There’s a new way to use Twitter in an interesting and potentially informing way. Alok Choudhary from Northwestern’s McCormick School of Engineering and Applied Science has developed a website that not only measures what trending topics are the most popular on Twitter, but which personalities are the most influential voices in the debate. Using data mining, social network analysis and sentiment analysis, the website Pulse of the Tweeters determines the top influencers and sentiment distribution of the topics tending on Twitter.
So not only can you see what topics are popular, you can see whether people have positive or negative feelings about them. For example, 75 percent of the tweets on Lady Gaga and Justin Bieber were positive while 65 percent of them on Mel Gibson were negative. No shocker, right? What about that 60 percent of statements on Michael Vick were positive? Hmmm, interesting.

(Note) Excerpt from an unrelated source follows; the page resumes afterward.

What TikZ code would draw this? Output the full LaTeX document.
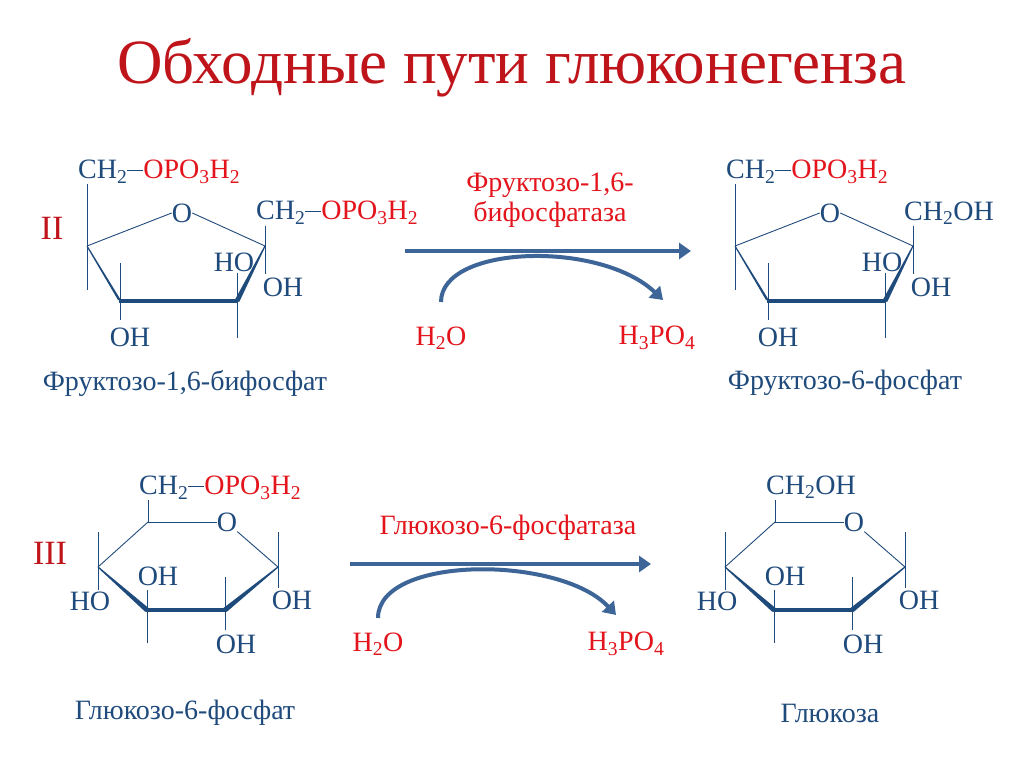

What’s more, by analyzing which people have the most followers also tweeting about the same topic, the website determines the most influential accounts for a particular topic. That’s where the sensational headline came from. There are plenty of examples of topics where people like Justin Bieber or Conan O’Brian were more influence than outlets like the New York Times or the Wall Street Journal. However, these topics were mostly things like donating money for Haiti. For hard news events and information, the New York Times, NPR News, Time.com, CNN and the Wall Street Journal were pretty much always in the top 10 influencers on topics related to politics and world events.
I am fascinated by this site. True, not a ton of people use Twitter and even less of them use the social media outlet to get their news for the day. However, as Twitter grows in popularity and the generation that uses it gets older, how much longer will it before these statistics actually become important?
Trending as I write this? That would be Huckleberry Finn because of a publisher’s decision to replace all of the words “nigger” with “slave” in a new edition. And it’s top influencers include OpieRadio and funnyordie, which seems odd. Where is NPR on this?
And I just have to throw in this amazing story about a homeless man in Columbus, Ohio with a golden radio voice. Someone from the Columbus Dispatch made a quick YouTube video of his talents and within 24 hours the man had a job with the Cleveland Cavaliers, among other offers. Naturally, the host with the most Ryan Seacrest is the top influencer on this one, but so are the soft core news outlets the Today Show, CBS news and People Magazine.
Okay I have to stop now. I could spend too much time on here in a flash!